I have a few other thoughts. Until I read the article, I found the question posed at the top of the thread and the debate that followed kind of baffling. How can the humanities evolve to remain relevant? It seemed like a strange question because I so strongly believe that the humanities and social sciences are not just relevant but essential to solving the most pressing issues facing the US in particular, but the entire world in general.
So if I list the issues that I consider essential to human welfare, it clear to me that most of these issues need the attention of scholars across many disciplines including in STEM, humanities, arts and social science fields: climate change, income inequality (within the US and globally), hunger, refugee displacement, educational achievement, crime, mental health crises, domestic violence, homelessness, city planning, poverty, access to health care, disaster preparedness, distribution of resources, pandemic planning. I could go on and on. In fact, I am hard pressed to think of a contemporary problem that does not require expertise across many different disciplines.
If the debate is STEM vs non-STEM, it strikes me as a stupid debate. The engineers, doctors, and mathematicians are not going to solve homelessness or a refugee crisis or even climate change or preparations for the next pandemic by themselves though obviously those fields have a crucial role to play. And work like designing a new smartphone or social media platform will always be endlessly entertaining for end users --that sort of work can maybe even address some societal problems (while potentially causing others), but we need people skilled in other areas to know how to deploy those innovations in a way that does less harm than good.
Yes, on the surface, the arts and literature can seem less immediately relevant to some types of emergencies or crises except I think it is obvious to anyone who has thought about it for more than two seconds that arts, literature, and culture are the key ways that most people are able to find meaning in their lives at least once they rise above a subsistence level of survival.

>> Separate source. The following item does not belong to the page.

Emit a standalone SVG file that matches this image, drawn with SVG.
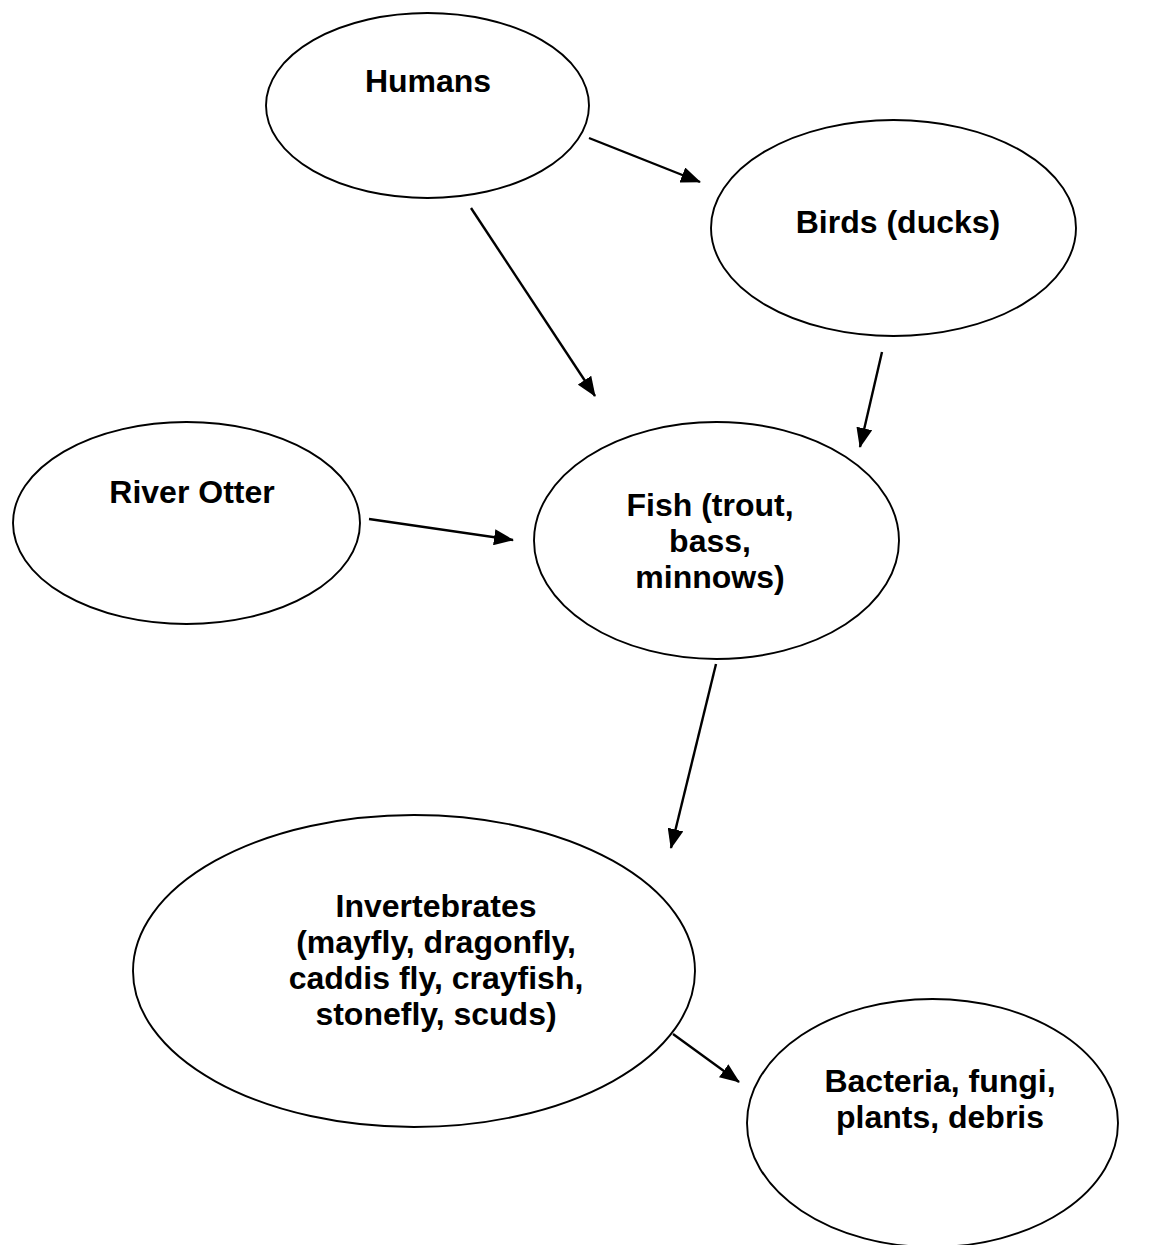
<svg xmlns="http://www.w3.org/2000/svg" width="1149" height="1245" viewBox="0 0 1149 1245">
<style>
.node ellipse{fill:#fff;stroke:#000;stroke-width:1.9}
.node text{font-family:"Liberation Sans",Arial,sans-serif;font-weight:bold;font-size:32px;fill:#000;text-anchor:middle}
.edges line{stroke:#000;stroke-width:2.4;marker-end:url(#ah)}
</style>
<defs>
<marker id="ah" markerUnits="userSpaceOnUse" markerWidth="20" markerHeight="16" refX="19" refY="8" orient="auto">
<path d="M0,0 L20,8 L0,16 Z" fill="#000"/>
</marker>
</defs>
<rect width="1149" height="1245" fill="#fff"/>
<g id="humans" class="node">
<ellipse cx="427.5" cy="105.5" rx="161.5" ry="92.5"/>
<text x="428" y="92">Humans</text>
</g>
<g id="birds" class="node">
<ellipse cx="893.5" cy="228" rx="182.5" ry="108"/>
<text x="898" y="233">Birds (ducks)</text>
</g>
<g id="otter" class="node">
<ellipse cx="186.5" cy="523" rx="173.5" ry="101"/>
<text x="192" y="503">River Otter</text>
</g>
<g id="fish" class="node">
<ellipse cx="716.5" cy="540.5" rx="182.5" ry="118.5"/>
<text x="710" y="516">Fish (trout,</text>
<text x="710" y="552">bass,</text>
<text x="710" y="588">minnows)</text>
</g>
<g id="invertebrates" class="node">
<ellipse cx="414" cy="971" rx="281" ry="156"/>
<text x="436" y="917">Invertebrates</text>
<text x="436" y="953">(mayfly, dragonfly,</text>
<text x="436" y="989">caddis fly, crayfish,</text>
<text x="436" y="1025">stonefly, scuds)</text>
</g>
<g id="bacteria" class="node">
<ellipse cx="932.5" cy="1123" rx="185.5" ry="124"/>
<text x="940" y="1092">Bacteria, fungi,</text>
<text x="940" y="1128">plants, debris</text>
</g>
<g id="connectors" class="edges">
<line x1="589" y1="138" x2="700" y2="182"/>
<line x1="471" y1="208" x2="595" y2="396"/>
<line x1="882" y1="352" x2="860" y2="447"/>
<line x1="369" y1="519" x2="513" y2="540"/>
<line x1="716" y1="664" x2="671" y2="848"/>
<line x1="673" y1="1034" x2="739" y2="1082"/>
</g>
</svg>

The humanities and arts are relevant because they are necessary to our survival. Despite the snarky remarks about sociology that I have read here, social science research is often incredibly rigorous (whether quantitative or qualitative) and the work in fields such as sociology, political science, economics, and international relations help agencies and governments make decisions about social policy and international policy. Those decisions impact all of us. Finally, all of the fields that look back and analyze the human condition such as history, philosophy and archeology are crucial in helping us understand where we’ve been and where we are going.
But that is my quick take, the article addresses so much more about the ways in which the humanities find itself in competition with other fields in trying to attract students and resources. I think part of the issue is not that the humanities are irrelevant, it is that teachers on the K-12 and college level are failing to inspire students and demonstrate the relevancy of those fields to them.